There are some very difficult riffs in all forms of music. Riffs that are very fast, or just have some complex arrangements. This difficulty obviously relies on many factors. Your experience and skill level are going to be what determines if a riff is hard to play.
This isn’t the same for everyone. Yet there are some songs that most players know to be hard! Here are some examples from a few different genres of music:
- Bleed by Meshuggah.
- Preludio e Toccatina by Assad.
- Little Bit of Sympathy by Robin Trower.
- Breaking all Illusions by Dream Theater.
- Albeniz’s Asturias.
What are the Most Complex Licks?
Some players are just incredible, that is something we can all agree on. I have seen some very difficult licks that just sound amazing. Licks that I’m not sure if I will ever be able to play in the same way they do! Here are some of the most complex licks out there:
- Fives by Guthrie Govan.
- Cliffs of Dover by Eric Johnson.
- The Attitude Song by Steve Vai.
- Blackstar by Yngwie Malmsteen.
Is a Guitar Solo a Lick?
Licks and solos on the guitar are two different things. A lick is a brief, identifiable phrase. It’s used to spice up a song with appeal, expressiveness, and diversity.
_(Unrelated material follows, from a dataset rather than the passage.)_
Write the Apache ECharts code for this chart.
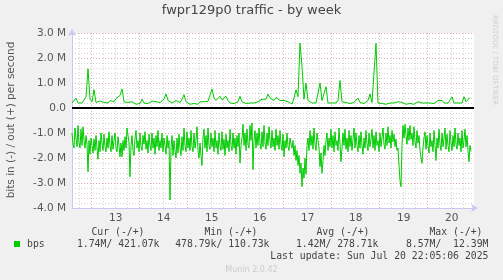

A solo is a longer performance that showcases the guitarist’s skills and creativity. A guitar solo can consist of a combination of licks, riffs, and other materials.
What is the difference between a guitar riff and chord?
Guitar riffs are constructed using chords and notes. Chords are the building blocks, while riffs are your final product.
Chords themselves are built using notes as well, but when you play them, you get one sound. Riffs are a number of them assembled together to make musical phrases.
How many notes are in a lick?
A lick can contain as many notes are you desire. This depends on the structure of the song or riff it’s being played over.
However, some styles of music have limited licks to a certain number of notes. In some Jazz music, you will find that players aim for 5 notes per lick. In others, it’s 7 notes.
You can play them as long as you like, but the goal is to stick to only these notes. In most cases, you will find that you don’t need more than this. But you also don’t want to limit yourself.
What makes a good guitar lick?
There’s a magic to a solid guitar lick. It’s catchy, it’s got a beat, and it’s simple. If you’ve found yourself repeating a tune after only hearing it once or twice, you’ve been hooked by a great lick. What’s that all about, you ask?
Well, crafting a great guitar lick doesn’t require it to be intricate or complex. In fact, it’s quite the opposite. The moment you add too many layers or complications to a lick, it tends to lose its charm, its stickiness. It slips away from memory.
So, when it comes to licks, the golden rule is often “less is more.” You want your listeners to remember that line, to have it echo in their minds long after the song has ended. And simplicity, my friend, is the secret ingredient to achieve that.